Go through the entries one line at a time, and gather every line that has the word "this".

----- DATA SECTION -----

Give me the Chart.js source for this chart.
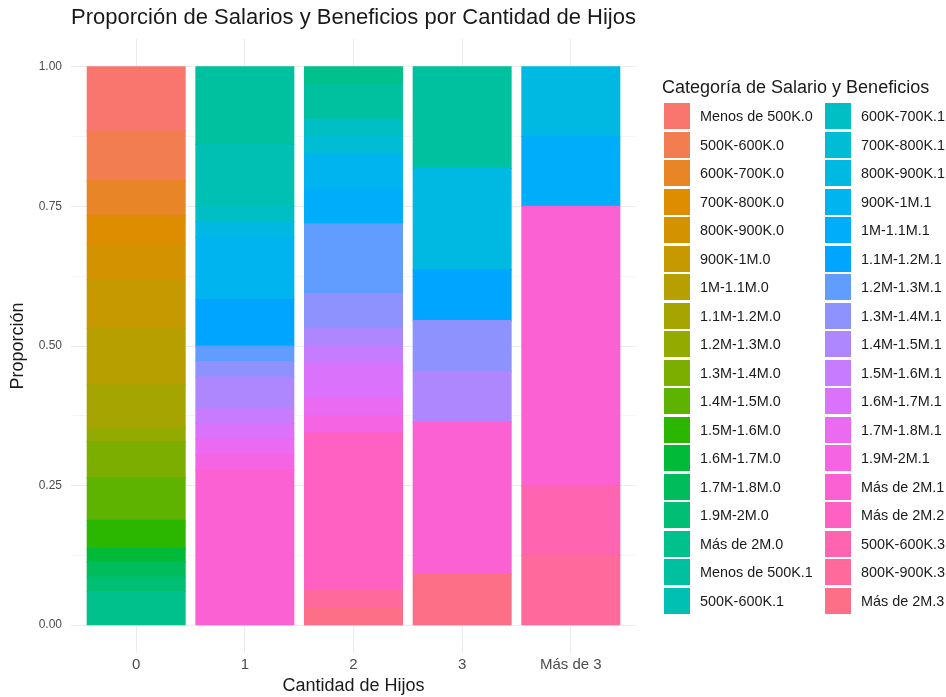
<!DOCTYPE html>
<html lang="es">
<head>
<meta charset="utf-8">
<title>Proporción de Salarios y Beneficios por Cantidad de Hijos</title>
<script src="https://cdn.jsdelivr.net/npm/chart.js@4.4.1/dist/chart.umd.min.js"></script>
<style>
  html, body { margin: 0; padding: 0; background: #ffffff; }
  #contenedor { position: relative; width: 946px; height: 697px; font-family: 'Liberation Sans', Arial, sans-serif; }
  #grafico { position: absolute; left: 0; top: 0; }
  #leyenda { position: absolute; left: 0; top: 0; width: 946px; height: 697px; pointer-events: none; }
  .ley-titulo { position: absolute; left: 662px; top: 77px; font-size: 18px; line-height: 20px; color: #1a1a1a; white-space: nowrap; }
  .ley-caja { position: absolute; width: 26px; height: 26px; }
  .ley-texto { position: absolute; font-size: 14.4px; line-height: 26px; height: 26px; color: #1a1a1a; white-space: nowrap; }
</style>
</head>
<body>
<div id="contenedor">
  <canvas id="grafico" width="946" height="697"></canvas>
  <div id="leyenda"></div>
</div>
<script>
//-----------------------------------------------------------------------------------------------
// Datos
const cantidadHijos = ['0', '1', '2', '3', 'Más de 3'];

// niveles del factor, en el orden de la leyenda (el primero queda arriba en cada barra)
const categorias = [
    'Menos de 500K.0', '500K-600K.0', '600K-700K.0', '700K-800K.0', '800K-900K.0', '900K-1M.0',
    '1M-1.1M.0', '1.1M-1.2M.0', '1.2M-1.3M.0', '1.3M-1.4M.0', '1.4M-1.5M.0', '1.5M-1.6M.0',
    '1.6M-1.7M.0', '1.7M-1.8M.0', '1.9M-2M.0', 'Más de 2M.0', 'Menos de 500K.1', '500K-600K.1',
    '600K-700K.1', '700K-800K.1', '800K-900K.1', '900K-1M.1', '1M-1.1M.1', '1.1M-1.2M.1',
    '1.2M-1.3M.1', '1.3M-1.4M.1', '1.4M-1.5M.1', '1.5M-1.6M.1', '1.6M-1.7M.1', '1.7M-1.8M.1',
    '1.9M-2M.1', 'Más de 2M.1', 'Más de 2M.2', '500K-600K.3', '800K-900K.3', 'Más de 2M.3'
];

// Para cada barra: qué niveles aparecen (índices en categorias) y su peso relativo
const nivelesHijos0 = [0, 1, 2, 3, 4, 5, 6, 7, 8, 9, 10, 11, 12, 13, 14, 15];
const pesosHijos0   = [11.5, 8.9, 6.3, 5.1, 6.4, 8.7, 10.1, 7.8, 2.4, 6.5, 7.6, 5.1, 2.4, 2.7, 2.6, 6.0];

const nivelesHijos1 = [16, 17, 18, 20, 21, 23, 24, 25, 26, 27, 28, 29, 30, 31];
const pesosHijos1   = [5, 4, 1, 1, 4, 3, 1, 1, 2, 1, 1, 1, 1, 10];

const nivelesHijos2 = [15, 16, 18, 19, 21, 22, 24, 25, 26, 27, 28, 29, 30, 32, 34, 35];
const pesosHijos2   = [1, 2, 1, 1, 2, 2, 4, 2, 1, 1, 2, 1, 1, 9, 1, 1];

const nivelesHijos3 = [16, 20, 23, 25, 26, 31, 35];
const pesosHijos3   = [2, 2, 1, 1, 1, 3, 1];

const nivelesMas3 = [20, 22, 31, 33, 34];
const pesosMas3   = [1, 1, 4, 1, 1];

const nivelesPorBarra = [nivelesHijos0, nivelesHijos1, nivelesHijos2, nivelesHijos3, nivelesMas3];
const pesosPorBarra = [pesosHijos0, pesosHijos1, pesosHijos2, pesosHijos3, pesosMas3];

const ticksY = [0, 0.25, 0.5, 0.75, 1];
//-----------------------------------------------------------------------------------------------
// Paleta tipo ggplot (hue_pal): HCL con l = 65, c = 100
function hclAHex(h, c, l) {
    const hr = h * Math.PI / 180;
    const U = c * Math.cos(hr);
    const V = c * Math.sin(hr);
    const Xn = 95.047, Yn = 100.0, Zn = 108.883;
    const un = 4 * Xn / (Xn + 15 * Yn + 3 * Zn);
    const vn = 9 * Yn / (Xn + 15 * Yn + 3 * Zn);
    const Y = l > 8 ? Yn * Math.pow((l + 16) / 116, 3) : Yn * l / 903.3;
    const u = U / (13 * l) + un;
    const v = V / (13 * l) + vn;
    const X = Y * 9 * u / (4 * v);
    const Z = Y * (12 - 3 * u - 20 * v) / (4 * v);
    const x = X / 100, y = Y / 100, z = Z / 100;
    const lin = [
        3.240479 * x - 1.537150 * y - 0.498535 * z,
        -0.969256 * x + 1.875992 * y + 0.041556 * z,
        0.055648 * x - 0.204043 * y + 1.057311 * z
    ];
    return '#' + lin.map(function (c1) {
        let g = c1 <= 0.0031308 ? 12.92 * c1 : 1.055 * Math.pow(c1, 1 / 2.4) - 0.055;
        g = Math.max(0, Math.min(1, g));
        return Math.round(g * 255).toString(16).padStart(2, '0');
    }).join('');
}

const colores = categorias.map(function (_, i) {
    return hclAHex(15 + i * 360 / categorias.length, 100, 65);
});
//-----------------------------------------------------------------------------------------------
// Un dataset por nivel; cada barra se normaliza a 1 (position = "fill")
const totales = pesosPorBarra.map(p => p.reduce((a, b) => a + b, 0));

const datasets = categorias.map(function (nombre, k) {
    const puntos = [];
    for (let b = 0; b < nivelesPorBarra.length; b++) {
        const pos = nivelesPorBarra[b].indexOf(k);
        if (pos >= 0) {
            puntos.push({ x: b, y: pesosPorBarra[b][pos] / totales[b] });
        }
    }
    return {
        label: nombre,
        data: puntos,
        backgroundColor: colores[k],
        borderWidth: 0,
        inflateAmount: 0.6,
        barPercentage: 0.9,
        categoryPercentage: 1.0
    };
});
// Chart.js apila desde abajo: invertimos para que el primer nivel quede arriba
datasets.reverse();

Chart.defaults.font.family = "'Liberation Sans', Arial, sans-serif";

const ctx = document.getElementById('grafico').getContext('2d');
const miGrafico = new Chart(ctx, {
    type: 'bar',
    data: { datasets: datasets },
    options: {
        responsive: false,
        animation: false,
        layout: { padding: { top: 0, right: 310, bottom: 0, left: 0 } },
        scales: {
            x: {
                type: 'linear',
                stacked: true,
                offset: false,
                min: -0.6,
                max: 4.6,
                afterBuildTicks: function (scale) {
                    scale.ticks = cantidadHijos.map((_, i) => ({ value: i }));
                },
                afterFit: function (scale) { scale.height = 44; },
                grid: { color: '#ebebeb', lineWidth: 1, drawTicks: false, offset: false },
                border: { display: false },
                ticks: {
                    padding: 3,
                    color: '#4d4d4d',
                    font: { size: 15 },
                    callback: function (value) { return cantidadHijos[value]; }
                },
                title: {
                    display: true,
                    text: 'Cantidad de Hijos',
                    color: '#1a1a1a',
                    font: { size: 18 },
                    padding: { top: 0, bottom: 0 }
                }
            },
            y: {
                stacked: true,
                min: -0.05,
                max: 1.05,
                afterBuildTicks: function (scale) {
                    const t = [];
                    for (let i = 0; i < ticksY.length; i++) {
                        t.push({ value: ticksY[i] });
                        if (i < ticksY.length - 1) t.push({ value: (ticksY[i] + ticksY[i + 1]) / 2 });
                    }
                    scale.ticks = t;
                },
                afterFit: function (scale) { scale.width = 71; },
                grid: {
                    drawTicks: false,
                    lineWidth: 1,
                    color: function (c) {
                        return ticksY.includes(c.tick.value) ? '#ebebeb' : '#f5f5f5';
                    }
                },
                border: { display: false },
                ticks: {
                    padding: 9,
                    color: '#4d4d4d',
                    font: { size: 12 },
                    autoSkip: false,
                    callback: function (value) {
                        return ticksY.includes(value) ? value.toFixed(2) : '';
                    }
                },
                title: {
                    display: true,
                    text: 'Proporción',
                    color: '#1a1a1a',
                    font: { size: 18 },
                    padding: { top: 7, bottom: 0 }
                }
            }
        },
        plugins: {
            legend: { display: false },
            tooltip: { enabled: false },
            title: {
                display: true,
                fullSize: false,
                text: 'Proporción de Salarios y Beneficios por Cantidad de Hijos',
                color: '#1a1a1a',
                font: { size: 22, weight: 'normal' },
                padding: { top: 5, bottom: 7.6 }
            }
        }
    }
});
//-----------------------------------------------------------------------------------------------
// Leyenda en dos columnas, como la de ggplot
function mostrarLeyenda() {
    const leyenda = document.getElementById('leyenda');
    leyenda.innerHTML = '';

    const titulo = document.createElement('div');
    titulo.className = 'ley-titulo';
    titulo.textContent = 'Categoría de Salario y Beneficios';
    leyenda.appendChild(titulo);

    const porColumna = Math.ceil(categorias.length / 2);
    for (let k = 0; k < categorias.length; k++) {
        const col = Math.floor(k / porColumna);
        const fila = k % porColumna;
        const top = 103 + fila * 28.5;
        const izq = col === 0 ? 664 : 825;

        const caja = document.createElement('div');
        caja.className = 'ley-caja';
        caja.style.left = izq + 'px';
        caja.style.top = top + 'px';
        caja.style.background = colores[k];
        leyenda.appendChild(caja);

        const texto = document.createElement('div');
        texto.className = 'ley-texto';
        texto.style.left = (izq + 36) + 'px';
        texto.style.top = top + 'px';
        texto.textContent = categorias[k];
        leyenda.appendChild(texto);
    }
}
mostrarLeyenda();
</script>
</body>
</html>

-----
----- DATA SECTION -----

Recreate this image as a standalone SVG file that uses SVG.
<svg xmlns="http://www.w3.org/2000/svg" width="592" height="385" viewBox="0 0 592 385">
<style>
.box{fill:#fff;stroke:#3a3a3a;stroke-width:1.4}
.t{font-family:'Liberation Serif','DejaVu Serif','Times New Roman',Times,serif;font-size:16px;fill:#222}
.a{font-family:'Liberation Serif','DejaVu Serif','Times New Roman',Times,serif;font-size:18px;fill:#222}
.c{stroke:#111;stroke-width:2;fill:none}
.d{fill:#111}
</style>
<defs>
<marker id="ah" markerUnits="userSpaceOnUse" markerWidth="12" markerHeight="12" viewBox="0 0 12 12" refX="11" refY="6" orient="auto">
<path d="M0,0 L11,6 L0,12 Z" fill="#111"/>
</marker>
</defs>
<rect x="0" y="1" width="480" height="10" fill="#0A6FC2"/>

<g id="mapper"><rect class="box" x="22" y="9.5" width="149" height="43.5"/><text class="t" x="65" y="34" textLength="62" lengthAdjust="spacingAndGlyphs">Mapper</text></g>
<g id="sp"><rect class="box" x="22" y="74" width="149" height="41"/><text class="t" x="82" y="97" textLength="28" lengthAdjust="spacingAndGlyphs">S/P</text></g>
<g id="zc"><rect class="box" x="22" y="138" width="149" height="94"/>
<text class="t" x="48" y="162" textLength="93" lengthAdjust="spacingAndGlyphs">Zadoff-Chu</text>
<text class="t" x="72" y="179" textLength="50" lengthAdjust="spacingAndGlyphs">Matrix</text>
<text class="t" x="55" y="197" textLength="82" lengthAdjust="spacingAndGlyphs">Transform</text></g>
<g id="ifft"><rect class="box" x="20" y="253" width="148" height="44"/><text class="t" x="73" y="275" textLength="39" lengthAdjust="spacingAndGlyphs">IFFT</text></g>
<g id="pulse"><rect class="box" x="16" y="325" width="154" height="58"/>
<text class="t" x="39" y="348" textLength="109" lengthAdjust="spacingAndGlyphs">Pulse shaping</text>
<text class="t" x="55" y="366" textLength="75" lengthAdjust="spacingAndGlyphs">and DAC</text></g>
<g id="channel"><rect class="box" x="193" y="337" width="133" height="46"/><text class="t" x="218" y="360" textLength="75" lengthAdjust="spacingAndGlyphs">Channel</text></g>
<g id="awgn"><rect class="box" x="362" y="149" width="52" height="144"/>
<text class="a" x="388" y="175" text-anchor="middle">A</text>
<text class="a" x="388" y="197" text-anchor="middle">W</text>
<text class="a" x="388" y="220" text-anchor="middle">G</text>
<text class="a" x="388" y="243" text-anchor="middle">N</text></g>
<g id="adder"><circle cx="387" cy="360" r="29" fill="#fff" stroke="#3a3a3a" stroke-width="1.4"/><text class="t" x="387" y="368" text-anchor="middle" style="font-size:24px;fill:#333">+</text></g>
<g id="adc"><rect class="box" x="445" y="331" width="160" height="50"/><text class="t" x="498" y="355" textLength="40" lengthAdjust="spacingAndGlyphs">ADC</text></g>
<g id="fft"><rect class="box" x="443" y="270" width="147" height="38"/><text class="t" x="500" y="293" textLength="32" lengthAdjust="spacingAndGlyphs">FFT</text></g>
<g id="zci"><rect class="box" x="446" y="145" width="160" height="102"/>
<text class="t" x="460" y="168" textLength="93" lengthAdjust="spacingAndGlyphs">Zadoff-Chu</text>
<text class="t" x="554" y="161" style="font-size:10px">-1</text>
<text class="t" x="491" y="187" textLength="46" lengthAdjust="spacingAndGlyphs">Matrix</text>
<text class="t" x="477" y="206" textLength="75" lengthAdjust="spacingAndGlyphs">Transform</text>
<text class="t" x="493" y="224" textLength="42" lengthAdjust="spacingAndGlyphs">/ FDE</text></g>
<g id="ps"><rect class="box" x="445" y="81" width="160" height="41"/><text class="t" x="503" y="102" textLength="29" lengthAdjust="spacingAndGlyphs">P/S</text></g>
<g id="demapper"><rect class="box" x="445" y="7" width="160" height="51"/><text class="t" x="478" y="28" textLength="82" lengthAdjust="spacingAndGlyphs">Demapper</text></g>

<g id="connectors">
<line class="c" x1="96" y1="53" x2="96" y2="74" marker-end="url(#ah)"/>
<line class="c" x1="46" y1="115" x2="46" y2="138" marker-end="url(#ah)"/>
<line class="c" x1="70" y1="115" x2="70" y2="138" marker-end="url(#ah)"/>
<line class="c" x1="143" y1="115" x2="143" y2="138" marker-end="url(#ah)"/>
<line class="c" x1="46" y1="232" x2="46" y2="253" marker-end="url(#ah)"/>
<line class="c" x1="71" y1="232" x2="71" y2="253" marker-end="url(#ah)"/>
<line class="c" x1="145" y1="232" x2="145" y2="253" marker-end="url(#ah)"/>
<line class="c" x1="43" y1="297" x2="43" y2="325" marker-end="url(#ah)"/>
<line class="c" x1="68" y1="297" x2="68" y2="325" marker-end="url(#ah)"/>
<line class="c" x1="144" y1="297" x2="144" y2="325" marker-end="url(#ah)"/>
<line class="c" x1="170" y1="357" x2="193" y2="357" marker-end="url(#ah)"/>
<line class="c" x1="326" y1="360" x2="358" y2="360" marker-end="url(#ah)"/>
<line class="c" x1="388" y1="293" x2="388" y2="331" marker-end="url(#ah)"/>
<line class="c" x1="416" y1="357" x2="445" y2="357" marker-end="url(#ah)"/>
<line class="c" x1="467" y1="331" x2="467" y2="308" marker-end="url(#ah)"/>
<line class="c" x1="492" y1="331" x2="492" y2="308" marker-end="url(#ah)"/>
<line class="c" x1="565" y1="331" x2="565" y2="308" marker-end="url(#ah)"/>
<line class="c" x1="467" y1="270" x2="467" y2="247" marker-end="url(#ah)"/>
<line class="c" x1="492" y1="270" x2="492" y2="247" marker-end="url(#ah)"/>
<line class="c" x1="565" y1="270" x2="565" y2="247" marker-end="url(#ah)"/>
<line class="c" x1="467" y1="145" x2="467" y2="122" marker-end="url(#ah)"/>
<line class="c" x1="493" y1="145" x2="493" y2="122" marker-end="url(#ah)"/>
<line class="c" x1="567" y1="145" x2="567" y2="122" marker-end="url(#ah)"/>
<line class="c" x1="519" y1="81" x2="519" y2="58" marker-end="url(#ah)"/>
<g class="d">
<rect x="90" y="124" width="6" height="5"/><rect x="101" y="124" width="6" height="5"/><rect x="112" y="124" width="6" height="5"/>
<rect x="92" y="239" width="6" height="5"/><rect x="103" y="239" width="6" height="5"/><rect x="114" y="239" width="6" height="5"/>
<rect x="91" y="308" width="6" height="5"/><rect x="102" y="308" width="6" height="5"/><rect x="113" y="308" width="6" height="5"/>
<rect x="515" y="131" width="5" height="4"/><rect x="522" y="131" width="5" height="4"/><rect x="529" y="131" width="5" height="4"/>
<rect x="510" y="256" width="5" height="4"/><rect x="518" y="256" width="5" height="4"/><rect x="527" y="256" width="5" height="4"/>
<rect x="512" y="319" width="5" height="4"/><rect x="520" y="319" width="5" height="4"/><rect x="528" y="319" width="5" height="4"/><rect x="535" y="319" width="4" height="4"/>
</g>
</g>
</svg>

-----

## REPLY TO THE EXERCISE
Give me the Chart.js source for this chart.
Recreate this image as a standalone SVG file that uses SVG.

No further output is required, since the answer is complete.